→ YOUR INSTRUCTIONS:
Copy exactly the lines from the start of the data below through the one that carries "import * as", and only those.
--- start COLLECTED DATA ---
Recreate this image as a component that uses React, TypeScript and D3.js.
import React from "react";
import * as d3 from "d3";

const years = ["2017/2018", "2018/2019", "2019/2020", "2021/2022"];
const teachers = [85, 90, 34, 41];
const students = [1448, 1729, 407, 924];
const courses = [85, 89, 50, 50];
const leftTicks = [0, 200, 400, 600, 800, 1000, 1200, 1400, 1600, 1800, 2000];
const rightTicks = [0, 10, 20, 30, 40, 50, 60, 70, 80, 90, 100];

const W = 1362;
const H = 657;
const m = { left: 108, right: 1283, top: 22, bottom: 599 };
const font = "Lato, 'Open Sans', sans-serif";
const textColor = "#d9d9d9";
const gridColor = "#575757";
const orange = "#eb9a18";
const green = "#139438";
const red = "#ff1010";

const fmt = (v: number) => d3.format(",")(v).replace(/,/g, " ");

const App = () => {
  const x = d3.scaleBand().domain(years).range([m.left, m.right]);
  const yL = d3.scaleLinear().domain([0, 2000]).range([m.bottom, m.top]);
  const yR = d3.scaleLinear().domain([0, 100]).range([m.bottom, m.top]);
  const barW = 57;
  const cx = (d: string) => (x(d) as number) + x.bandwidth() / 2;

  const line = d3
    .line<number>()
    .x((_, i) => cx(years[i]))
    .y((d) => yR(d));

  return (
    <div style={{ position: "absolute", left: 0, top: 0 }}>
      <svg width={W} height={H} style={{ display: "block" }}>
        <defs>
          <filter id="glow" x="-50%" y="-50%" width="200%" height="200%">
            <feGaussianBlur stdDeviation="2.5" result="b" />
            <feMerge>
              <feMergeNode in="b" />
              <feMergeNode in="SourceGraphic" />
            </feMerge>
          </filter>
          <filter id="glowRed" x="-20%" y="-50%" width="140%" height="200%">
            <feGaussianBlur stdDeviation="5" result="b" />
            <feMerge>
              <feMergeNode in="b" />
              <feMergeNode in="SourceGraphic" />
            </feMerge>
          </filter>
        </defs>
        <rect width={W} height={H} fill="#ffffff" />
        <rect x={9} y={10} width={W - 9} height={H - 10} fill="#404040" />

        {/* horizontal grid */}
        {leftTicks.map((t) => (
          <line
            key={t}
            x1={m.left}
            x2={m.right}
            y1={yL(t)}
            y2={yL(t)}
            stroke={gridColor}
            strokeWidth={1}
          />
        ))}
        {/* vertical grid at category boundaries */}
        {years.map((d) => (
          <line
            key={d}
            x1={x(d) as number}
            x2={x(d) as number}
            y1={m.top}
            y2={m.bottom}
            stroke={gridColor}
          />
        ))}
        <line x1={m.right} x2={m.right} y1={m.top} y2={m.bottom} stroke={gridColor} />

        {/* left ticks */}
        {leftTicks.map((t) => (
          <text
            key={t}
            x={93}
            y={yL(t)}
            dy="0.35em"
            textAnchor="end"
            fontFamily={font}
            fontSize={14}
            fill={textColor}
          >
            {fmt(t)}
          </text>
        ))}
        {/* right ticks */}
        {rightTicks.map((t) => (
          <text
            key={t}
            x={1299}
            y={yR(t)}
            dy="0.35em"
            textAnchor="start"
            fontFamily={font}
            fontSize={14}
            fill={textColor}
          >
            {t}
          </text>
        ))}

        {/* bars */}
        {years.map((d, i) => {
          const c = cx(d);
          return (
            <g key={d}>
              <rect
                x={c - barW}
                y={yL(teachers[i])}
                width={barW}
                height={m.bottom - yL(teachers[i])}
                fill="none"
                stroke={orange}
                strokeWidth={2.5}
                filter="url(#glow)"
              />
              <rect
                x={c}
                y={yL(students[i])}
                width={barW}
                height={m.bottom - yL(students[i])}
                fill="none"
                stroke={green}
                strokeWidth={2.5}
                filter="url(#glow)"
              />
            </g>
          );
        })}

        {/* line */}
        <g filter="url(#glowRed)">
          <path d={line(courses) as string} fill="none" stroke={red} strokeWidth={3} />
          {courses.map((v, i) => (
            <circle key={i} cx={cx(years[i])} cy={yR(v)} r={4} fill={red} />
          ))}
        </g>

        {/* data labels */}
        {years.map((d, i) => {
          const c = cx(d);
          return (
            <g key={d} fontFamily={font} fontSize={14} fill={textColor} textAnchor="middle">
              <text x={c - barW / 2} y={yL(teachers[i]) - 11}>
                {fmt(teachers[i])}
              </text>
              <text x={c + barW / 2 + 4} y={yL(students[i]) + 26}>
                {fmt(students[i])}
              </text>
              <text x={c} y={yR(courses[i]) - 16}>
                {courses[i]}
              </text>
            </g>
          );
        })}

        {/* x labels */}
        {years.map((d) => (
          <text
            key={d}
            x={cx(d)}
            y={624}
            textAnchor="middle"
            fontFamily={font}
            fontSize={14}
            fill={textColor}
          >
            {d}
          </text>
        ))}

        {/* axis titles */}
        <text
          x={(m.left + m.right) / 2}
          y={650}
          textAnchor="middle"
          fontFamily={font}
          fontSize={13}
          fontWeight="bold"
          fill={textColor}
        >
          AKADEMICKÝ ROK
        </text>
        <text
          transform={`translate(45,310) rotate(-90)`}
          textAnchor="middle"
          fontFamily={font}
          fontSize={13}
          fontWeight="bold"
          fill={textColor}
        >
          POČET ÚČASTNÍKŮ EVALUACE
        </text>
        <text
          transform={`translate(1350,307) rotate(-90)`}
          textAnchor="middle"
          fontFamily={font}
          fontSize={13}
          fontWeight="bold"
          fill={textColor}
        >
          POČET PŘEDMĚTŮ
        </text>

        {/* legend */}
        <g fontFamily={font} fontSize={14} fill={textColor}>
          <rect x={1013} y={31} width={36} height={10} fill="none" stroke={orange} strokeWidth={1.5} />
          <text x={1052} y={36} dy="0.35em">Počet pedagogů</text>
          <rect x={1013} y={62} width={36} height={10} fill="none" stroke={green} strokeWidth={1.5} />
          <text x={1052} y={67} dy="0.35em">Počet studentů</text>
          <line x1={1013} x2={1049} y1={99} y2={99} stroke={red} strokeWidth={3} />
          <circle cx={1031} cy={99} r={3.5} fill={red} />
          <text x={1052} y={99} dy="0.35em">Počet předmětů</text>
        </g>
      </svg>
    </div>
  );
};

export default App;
--- end COLLECTED DATA ---
→ OUTPUT:
Recreate this image as a component that uses React, TypeScript and D3.js.
import React from "react";
import * as d3 from "d3";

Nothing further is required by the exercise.